During the age of sail the beach was especially feared. Eastbound ships were in serious difficulties if a storm blew them north-eastwards towards Portland, and there is a sharp shallow water reef that can rip the keels off deep-draughted ships. The combination of the beach’s steep seaward gradient and the underwater current often resulted in shipwrecked passengers and crew being drowned almost in reach of rescuers.
But in 1752 it was said that all of Abbotsbury – including the vicar – were ‘thieves, smugglers and plunderers of wrecks’. In 1822 a Swyre man, Richard Bishop, was jailed for “unlawfully making a light on the sea coast” suggesting that he was signalling to smugglers.

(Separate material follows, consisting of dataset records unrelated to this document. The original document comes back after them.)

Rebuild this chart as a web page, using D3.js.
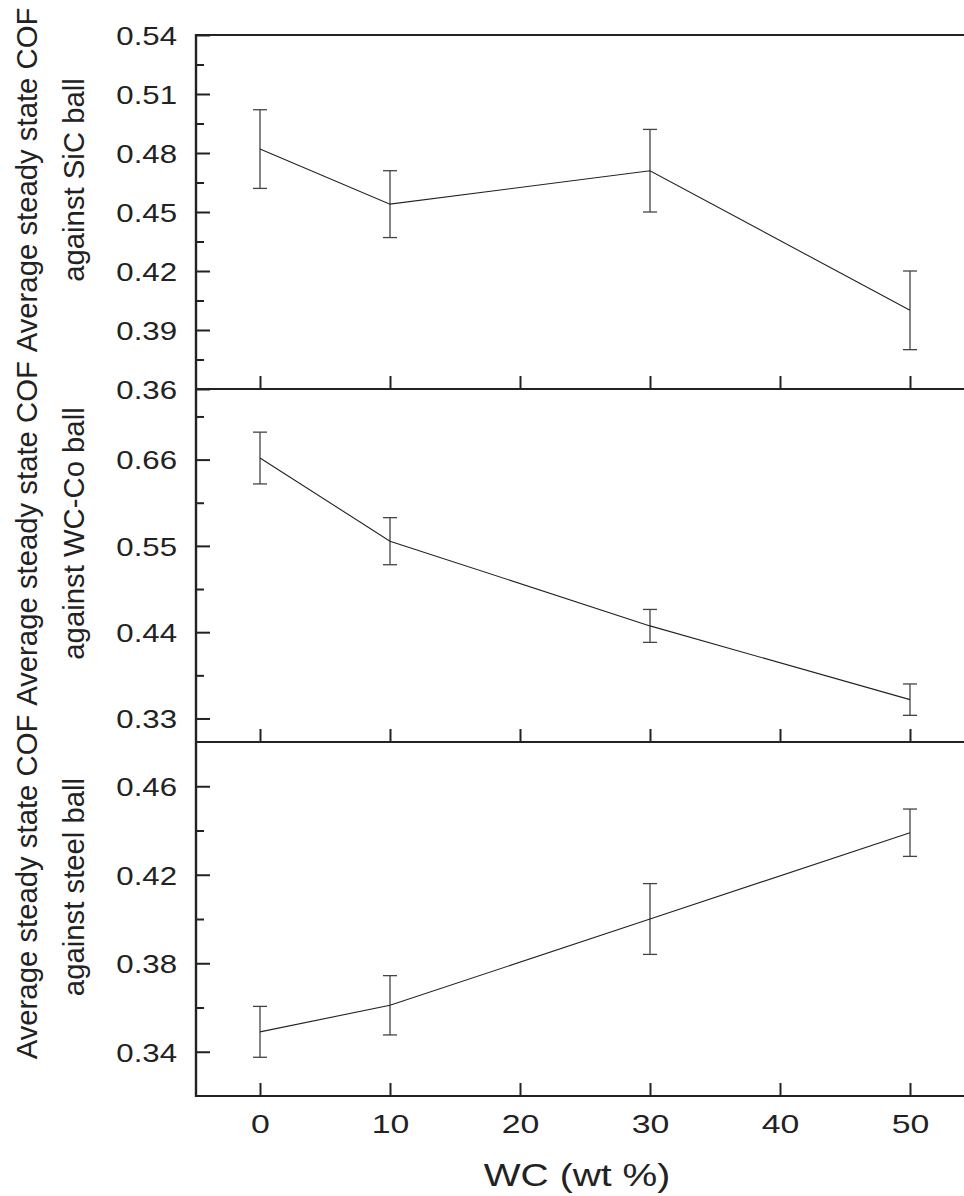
<!DOCTYPE html>
<html>
<head>
<meta charset="utf-8">
<script src="https://cdn.jsdelivr.net/npm/d3@7"></script>
<style>
  html, body { margin: 0; padding: 0; background: #ffffff; }
  svg { display: block; }
  text { font-family: "Liberation Sans", Arial, Helvetica, sans-serif; fill: #222; }
</style>
</head>
<body>
<script>
// WC content of the coatings (wt %)
const wcContent = [0, 10, 30, 50];
const xTickValues = [0, 10, 20, 30, 40, 50];

// Average steady state COF and its scatter for each counterface ball
const cofSiC = [0.482, 0.454, 0.471, 0.400];
const errSiC = [0.020, 0.017, 0.021, 0.020];

const cofWCCo = [0.662, 0.556, 0.448, 0.354];
const errWCCo = [0.033, 0.030, 0.021, 0.020];

const cofSteel = [0.349, 0.361, 0.400, 0.439];
const errSteel = [0.0115, 0.0134, 0.016, 0.0107];

// Y-axis domains, labelled ticks and minor ticks of each panel
const domainSiC = [0.36, 0.54];
const ticksSiC = [0.36, 0.39, 0.42, 0.45, 0.48, 0.51, 0.54];
const minorSiC = [0.375, 0.405, 0.435, 0.465, 0.495, 0.525];

const domainWCCo = [0.30, 0.75];
const ticksWCCo = [0.33, 0.44, 0.55, 0.66];
const minorWCCo = [0.385, 0.495, 0.605, 0.715];

const domainSteel = [0.32, 0.48];
const ticksSteel = [0.34, 0.38, 0.42, 0.46];
const minorSteel = [0.36, 0.40, 0.44];

const titleLine1 = "Average steady state COF";
const labelSiC = "against SiC ball";
const labelWCCo = "against WC-Co ball";
const labelSteel = "against steel ball";
const xTitle = "WC (wt %)";

const W = 964, H = 1196;
const left = 195, right = 975;
const panelEdges = [35, 389, 742, 1096];

const panels = [
  { values: cofSiC, errors: errSiC, domain: domainSiC, ticks: ticksSiC, minor: minorSiC, label: labelSiC, top: panelEdges[0], bottom: panelEdges[1] },
  { values: cofWCCo, errors: errWCCo, domain: domainWCCo, ticks: ticksWCCo, minor: minorWCCo, label: labelWCCo, top: panelEdges[1], bottom: panelEdges[2] },
  { values: cofSteel, errors: errSteel, domain: domainSteel, ticks: ticksSteel, minor: minorSteel, label: labelSteel, top: panelEdges[2], bottom: panelEdges[3] }
];

const svg = d3.select("body").append("svg")
  .attr("width", W).attr("height", H)
  .attr("viewBox", `0 0 ${W} ${H}`);

svg.append("rect").attr("width", W).attr("height", H).attr("fill", "#fff");

const x = d3.scaleLinear().domain([-5, 55]).range([left, right]);

const tickLabelStretch = 1.2;
const xLabelStretch = 1.3;

panels.forEach((p, i) => {
  const y = d3.scaleLinear().domain(p.domain).range([p.bottom, p.top]);
  const g = svg.append("g");
  const isLast = i === panels.length - 1;

  // minor y ticks
  const minorAxis = g.append("g")
    .attr("transform", `translate(${left + 1},0)`)
    .call(d3.axisLeft(y).tickValues(p.minor).tickSizeInner(-8).tickSizeOuter(0).tickFormat(""));
  minorAxis.select(".domain").remove();
  minorAxis.selectAll("line").attr("stroke", "#222").attr("stroke-width", 2);

  // major y ticks with labels
  const yAxis = g.append("g")
    .attr("transform", `translate(${left + 1},0)`)
    .call(d3.axisLeft(y).tickValues(p.ticks).tickSizeInner(-14).tickSizeOuter(0)
      .tickPadding(19).tickFormat(d3.format(".2f")));
  yAxis.select(".domain").remove();
  yAxis.selectAll("line").attr("stroke", "#222").attr("stroke-width", 2);
  yAxis.selectAll("text")
    .attr("font-size", 26)
    .attr("fill", "#222")
    .attr("font-family", null)
    .attr("dy", "0.36em")
    .attr("x", -19 / tickLabelStretch)
    .attr("transform", `scale(${tickLabelStretch},1)`);

  // x ticks along the bottom edge of each panel
  const xAxis = g.append("g")
    .attr("transform", `translate(0,${p.bottom})`)
    .call(d3.axisBottom(x).tickValues(xTickValues).tickSizeInner(-13).tickSizeOuter(0)
      .tickPadding(0).tickFormat(isLast ? d3.format("d") : () => ""));
  xAxis.select(".domain").remove();
  xAxis.selectAll("line").attr("stroke", "#222").attr("stroke-width", 2);
  xAxis.selectAll("text")
    .attr("font-size", 26)
    .attr("fill", "#222")
    .attr("font-family", null)
    .attr("y", 37)
    .attr("dy", 0)
    .attr("transform", `scale(${xLabelStretch},1)`);

  // bottom frame line of the panel
  g.append("line")
    .attr("x1", left).attr("x2", W + 20)
    .attr("y1", p.bottom).attr("y2", p.bottom)
    .attr("stroke", "#222").attr("stroke-width", 2.2);

  // error bars
  const capHalf = 7;
  const bars = g.append("g").selectAll("g")
    .data(wcContent.map((w, k) => ({ w, v: p.values[k], e: p.errors[k] })))
    .join("g");
  bars.append("line")
    .attr("x1", d => x(d.w)).attr("x2", d => x(d.w))
    .attr("y1", d => y(d.v + d.e)).attr("y2", d => y(d.v - d.e))
    .attr("stroke", "#444").attr("stroke-width", 1.3);
  bars.append("line")
    .attr("x1", d => x(d.w) - capHalf).attr("x2", d => x(d.w) + capHalf)
    .attr("y1", d => y(d.v + d.e)).attr("y2", d => y(d.v + d.e))
    .attr("stroke", "#444").attr("stroke-width", 1.3);
  bars.append("line")
    .attr("x1", d => x(d.w) - capHalf).attr("x2", d => x(d.w) + capHalf)
    .attr("y1", d => y(d.v - d.e)).attr("y2", d => y(d.v - d.e))
    .attr("stroke", "#444").attr("stroke-width", 1.3);

  // mean COF line
  g.append("path")
    .datum(wcContent.map((w, k) => [w, p.values[k]]))
    .attr("fill", "none")
    .attr("stroke", "#222")
    .attr("stroke-width", 1.1)
    .attr("d", d3.line().x(d => x(d[0])).y(d => y(d[1])));

  // two-line rotated y title
  const cy = (p.top + p.bottom) / 2 - 32;
  g.append("text")
    .attr("transform", `translate(37,${cy}) rotate(-90)`)
    .attr("text-anchor", "middle")
    .attr("font-size", 29.3)
    .text(titleLine1);
  g.append("text")
    .attr("transform", `translate(84,${cy}) rotate(-90)`)
    .attr("text-anchor", "middle")
    .attr("font-size", 29.3)
    .text(p.label);
});

// top frame line and left axis line
svg.append("line")
  .attr("x1", left).attr("x2", W + 20)
  .attr("y1", panelEdges[0]).attr("y2", panelEdges[0])
  .attr("stroke", "#222").attr("stroke-width", 2.2);
svg.append("line")
  .attr("x1", left + 1).attr("x2", left + 1)
  .attr("y1", panelEdges[0] - 1).attr("y2", panelEdges[3] + 1)
  .attr("stroke", "#222").attr("stroke-width", 2.4);

// x-axis title
svg.append("text")
  .attr("transform", `translate(577,1186) scale(1.22,1)`)
  .attr("text-anchor", "middle")
  .attr("font-size", 32)
  .text(xTitle);
</script>
</body>
</html>
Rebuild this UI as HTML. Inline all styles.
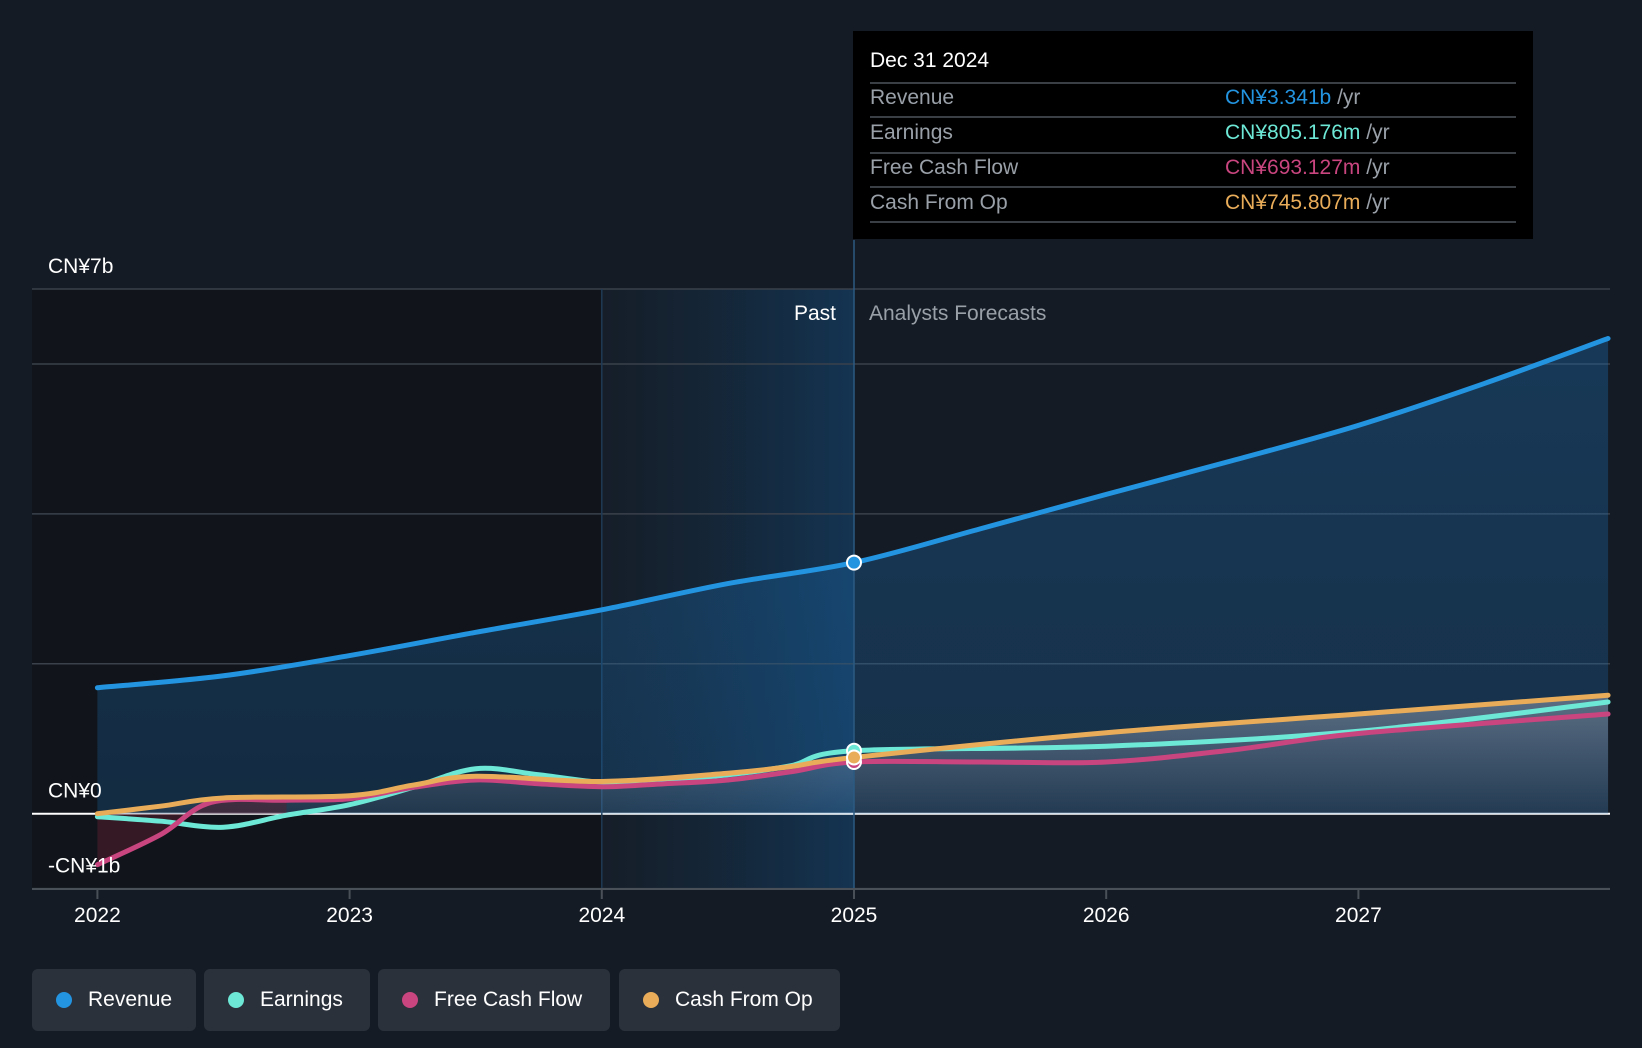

In 1795 seven ships of Admiral Christian’s fleet were lost with two hundred crewmen dead. Then in 1824, during a great storm known locally thereafter as “The Outrage” four ships were lost with all hands (but amazingly the sloop Ebenezer was thrown bodily onto the ridge by a wave, from where it could be re-floated on the Fleet and towed to Portland for a refit). This same gale blew the sea half a mile inland, destroying Fleet village and church before leaving in its wake a hundred bloated corpses on the Chesil shingle. Another storm in 1838 cast five ships onto the shingle bank where they were dashed to pieces, their crews drowned to the last man. A French trawler was wrecked on the shingle bar in 1963.
But the beach has also been the setting for two other non-tragic curiosities. There is a story that in 1757 a mermaid was washed ashore. It is recorded that many people saw her remains, but they generated little excitement as she was supposed to have been no beauty. Then on May 21st, 1802 the crew of the trawler Greyhound landed a huge fish over 26 feet long, 15 feet in girth and weighing 15 tons; it required fourteen horses to drag it ashore. As this monster was positively not a basking shark, it was more likely a whale shark – as this is the largest fish in the sea – while the “mermaid” may have been a manatee or “sea cow” an animal which certainly could be mistaken for an ‘ugly mermaid’ by people who had never before seen one.
The Fleet is eight miles long, though only seven-and-a-half to fifteen feet deep. At its widest it is 900 yards and just 70 yards at its narrowest point and connected to the sea by a channel less that a hundred yards long known as Small Mouth. The lagoon can be walked beside on the seaward side by the fit and dedicated who can then return along the north side on the Dorset Coast Path. Plants typical of shingle beds grow along the margins such as sea holly, sea campion, yellow horned poppy and sea kale, together with beds of reeds and eelgrass. The Small Mouth has the effect of restricting the flow of seawater, making the Fleet brackish, though towards Abbotsbury the salinity is reduced still further by the input of fresh water from streams draining into the lagoon.
Ecologically the result has been the creation of a richly diverse habitat, making the lagoon a premier nature reserve and SSSI encompassed within the World Heritage Jurassic Coast. A hundred species of plants have so far been identified, and many of these, particularly the eelgrass, provide food for a hundred and fifty species of birds, particularly wildfowl, waders, ducks and geese. The water supports a population of twenty species of fish.
All in all it is not just the shingle that can impress the visitor to Chesil Beach, but the bombardment of the senses from stimuli ranging from the smell of seaweed to the cry of gulls. And there is also that stark contrast between each side of the walker’s field of perception: to one side the open sea; to the other a marshland thicket. Truly, this must make Chesil Beach a very peculiar and special place.